In 1807, he retired from the office of chief cashier, after declining a pension. He had hitherto been accustomed, after the business at the Bank in his department had closed, and he had dined moderately, to order his carriage and drive to Highbury, where he drank tea at a small cottage. Many who lived in that neighbourhood long recollected Newland's daily walk—hail, rain, or sunshine—along Highbury Place. It was said that he regretted his retirement from the Bank; but he used to say that not for 20,000l. a year would he return. He then removed to No. 38, Highbury Place. His health and strength declined, it is said, through the distress of mind brought upon him by the forgeries of Robert Aslett, a clerk in the Bank, whom Newland had treated as his own son. It was well known that Abraham had accumulated a large fortune; legacy-hunters came about him, and an acquaintance sent him a ham as a present; but Newland despised the mercenary motive, and next time he saw the donor he said, "I have received a ham from you; I thank you for it," said he, but raising his finger in a significant manner, added, "I tell you it won't do, it won't do."

Newland had no extravagant expectations that the world would be drowned in sorrow when it should be his turn to leave it; and he wrote this ludicrous epitaph on himself shortly before his death:—

Beneath this stone old Abraham lies:

Nobody laughs and nobody cries.

Where he's gone, and how he fares,

No one knows, and no one cares!

His physician, in one of his latest visits, found him reading the newspaper, when the doctor expressing his surprise, Newland replied, smiling, "I am only looking in the paper in order to see what I am reading to the world I am going to." He died November 21, 1807, without any apparent pain of body or anxiety of mind, and his remains were deposited in the church of St. Saviour, Southwark.
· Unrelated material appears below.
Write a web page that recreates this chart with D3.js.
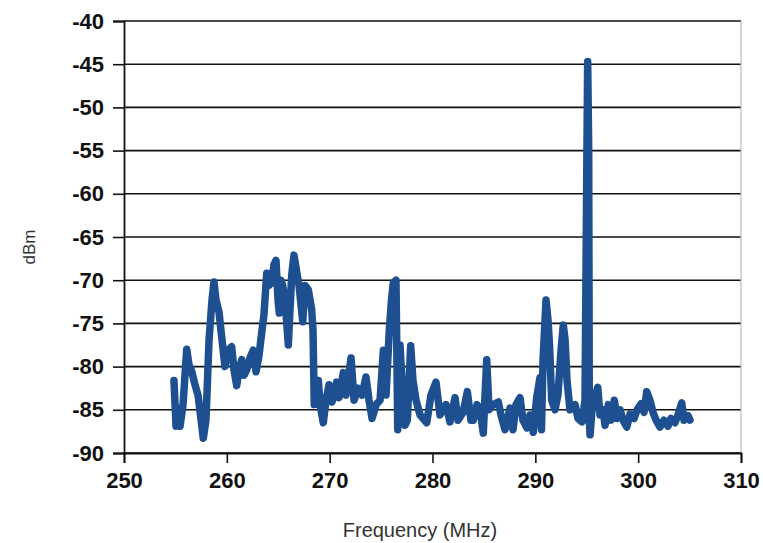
<!DOCTYPE html>
<html>
<head>
<meta charset="utf-8">
<script src="https://cdn.jsdelivr.net/npm/d3@7"></script>
<style>
  body { margin: 0; background: #fff; }
  text { font-family: "Liberation Sans", Arial, sans-serif; }
</style>
</head>
<body>
<div id="chart"></div>
<script>
// Spectrum trace
const freqMHz = [
  254.86, 255.06, 255.25, 255.45, 255.74, 256.1, 256.32, 256.6, 256.9, 257.2,
  257.5, 257.71, 257.97, 258.27, 258.56, 258.75, 258.95, 259.24, 259.53, 259.82,
  260.11, 260.47, 260.7, 260.96, 261.18, 261.45, 261.67, 261.93, 262.25, 262.57,
  262.84, 263.13, 263.39, 263.61, 263.88, 264.1, 264.36, 264.59, 264.78, 264.98,
  265.1, 265.27, 265.43, 265.66, 265.98, 266.14, 266.31, 266.53, 266.8, 267.02,
  267.38, 267.6, 267.92, 268.25, 268.38, 268.5, 268.67, 268.9, 269.06, 269.38,
  269.64, 269.94, 270.23, 270.68, 270.91, 271.33, 271.59, 272.08, 272.37, 272.76,
  273.14, 273.53, 273.83, 274.12, 274.51, 274.9, 275.22, 275.48, 275.8, 276.01,
  276.19, 276.45, 276.62, 276.84, 277.13, 277.33, 277.55, 277.88, 278.1, 278.4,
  278.79, 279.44, 279.85, 280.34, 280.73, 281.31, 281.7, 282.19, 282.48, 282.97,
  283.39, 283.74, 283.97, 284.33, 284.62, 284.94, 285.27, 285.5, 285.89, 286.4,
  286.66, 287.05, 287.54, 287.83, 288.12, 288.51, 288.8, 289.19, 289.48, 289.8,
  290.13, 290.45, 290.6, 290.75, 290.89, 291.04, 291.23, 291.38, 291.59, 291.91,
  292.2, 292.5, 292.72, 292.89, 293.08, 293.37, 293.86, 294.15, 294.54, 294.83,
  294.98, 295.09, 295.19, 295.25, 295.32, 295.51, 295.71, 296.07, 296.29, 296.58,
  296.78, 297.1, 297.36, 297.68, 297.94, 298.24, 298.53, 298.89, 299.21, 299.6,
  299.89, 300.28, 300.57, 300.83, 301.15, 301.44, 301.74, 302.12, 302.51, 302.9,
  303.19, 303.58, 303.87, 304.24, 304.46, 304.85, 305.04
];
const levelDbm = [
  -81.6, -86.9, -84.8, -86.9, -84.4, -78.0, -79.8, -80.6, -82.1, -83.3,
  -86.2, -88.3, -86.2, -76.9, -72.3, -70.2, -72.3, -73.7, -76.9, -80.0,
  -78.1, -77.7, -80.4, -82.2, -80.4, -79.2, -81.0, -80.4, -79.0, -78.1,
  -80.6, -78.7, -76.1, -74.0, -69.2, -70.6, -70.3, -68.2, -67.7, -72.3,
  -73.8, -70.0, -70.6, -72.3, -77.5, -73.4, -69.4, -67.1, -69.1, -70.6,
  -74.8, -70.6, -71.1, -73.4, -75.8, -84.4, -83.3, -81.6, -84.4, -86.5,
  -83.9, -82.1, -84.1, -81.8, -83.6, -80.7, -83.3, -79.0, -83.9, -82.5,
  -83.3, -81.2, -83.9, -86.0, -84.4, -83.9, -78.1, -83.3, -75.8, -72.3,
  -70.3, -70.0, -87.3, -77.5, -83.9, -86.8, -86.2, -77.6, -81.6, -83.9,
  -85.6, -86.5, -83.3, -81.8, -85.6, -84.4, -86.4, -83.6, -86.2, -85.3,
  -82.9, -86.2, -86.2, -84.4, -85.0, -87.7, -79.2, -85.0, -84.4, -84.1,
  -85.6, -87.3, -84.8, -87.3, -84.4, -83.6, -86.2, -87.1, -85.6, -87.6,
  -83.6, -81.3, -87.3, -79.2, -75.8, -72.3, -74.6, -77.5, -83.9, -85.0,
  -83.3, -78.1, -75.2, -76.9, -81.6, -85.0, -84.4, -86.0, -86.4, -83.9,
  -60.7, -44.7, -54.9, -86.2, -87.9, -85.0, -83.9, -82.4, -85.6, -85.0,
  -86.8, -84.4, -86.2, -83.9, -86.0, -85.0, -86.2, -87.0, -85.5, -86.0,
  -85.0, -84.3, -85.3, -82.9, -83.9, -85.3, -86.2, -87.0, -86.2, -86.9,
  -86.0, -86.5, -85.6, -84.2, -86.2, -85.7, -86.2
];
const xTicks = [250, 260, 270, 280, 290, 300, 310];
const yTicks = [-90, -85, -80, -75, -70, -65, -60, -55, -50, -45, -40];

function drawChart() {
    const W = 763, H = 543;
    const margin = {l: 124, r: 22, t: 21, b: 90};
    const width = W - margin.l - margin.r;
    const height = H - margin.t - margin.b;

    let outerSvg = d3.select("#chart").append("svg")
        .attr("width", W)
        .attr("height", H);
    outerSvg.append("rect").attr("width", W).attr("height", H).attr("fill", "#fff");

    let svg = outerSvg.append("g")
        .attr("transform", `translate(${margin.l},${margin.t})`);

    let scaleX = d3.scaleLinear().domain([250, 310]).range([0, width]);
    let scaleY = d3.scaleLinear().domain([-90, -40]).range([height, 0]);

    //gridlines
    svg.append("g").selectAll("line")
        .data(yTicks)
        .enter().append("line")
        .attr("x1", 0).attr("x2", width)
        .attr("y1", d => scaleY(d)).attr("y2", d => scaleY(d))
        .attr("stroke", "#111").attr("stroke-width", 1.6);

    //right border of plot area
    svg.append("line")
        .attr("x1", width).attr("x2", width)
        .attr("y1", 0).attr("y2", height)
        .attr("stroke", "#bbb").attr("stroke-width", 1.2);

    //axes - plain hyphen for negatives, like the original
    let plain = d => String(d);
    let axisY = d3.axisLeft(scaleY).tickValues(yTicks).tickFormat(plain).tickSize(11).tickPadding(9);
    let axisX = d3.axisBottom(scaleX).tickValues(xTicks).tickFormat(plain).tickSize(10).tickPadding(9);

    let gy = svg.append("g").call(axisY);
    let gx = svg.append("g").attr("transform", `translate(0,${height})`).call(axisX);
    [gx, gy].forEach(g => {
        g.select(".domain").attr("stroke", "#111").attr("stroke-width", 1.8);
        g.selectAll(".tick line").attr("stroke", "#111").attr("stroke-width", 1.6);
        g.selectAll("text")
            .attr("fill", "#111")
            .style("font-size", "22px")
            .style("font-weight", "bold")
            .style("font-family", '"Liberation Sans", Arial, sans-serif');
    });

    //trace
    let data = freqMHz.map((f, i) => ({f: f, v: levelDbm[i]}));
    let line = d3.line().x(d => scaleX(d.f)).y(d => scaleY(d.v));
    svg.append("path")
        .datum(data)
        .attr("d", line)
        .attr("fill", "none")
        .attr("stroke", "#1d4f91")
        .attr("stroke-width", 7.5)
        .attr("stroke-linejoin", "round")
        .attr("stroke-linecap", "round");

    //axis titles
    outerSvg.append("text")
        .attr("x", 420).attr("y", 537)
        .attr("text-anchor", "middle")
        .attr("fill", "#333")
        .style("font-size", "20px")
        .text("Frequency (MHz)");

    outerSvg.append("text")
        .attr("transform", "translate(35,247) rotate(-90)")
        .attr("text-anchor", "middle")
        .attr("fill", "#333")
        .style("font-size", "17px")
        .text("dBm");
}

drawChart();
</script>
</body>
</html>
Newland's property amounted to 200,000l., besides a thousand a year landed estates. It must not be supposed that this was saved from his salary. During the whole of his career, the loans for the war proved very prolific. A certain amount of them was always reserved for the cashier's office (one Parliamentary Report names 100,000l.), and as they generally came out at a premium, the profits were great. The family of the Goldsmids, then the leaders of the Stock Exchange, contracted for many of these loans, and to each of them he left 500l. to purchase a mourning ring. Newland's large funds, it is said, were also occasionally lent to the Goldsmids to assist their various speculations.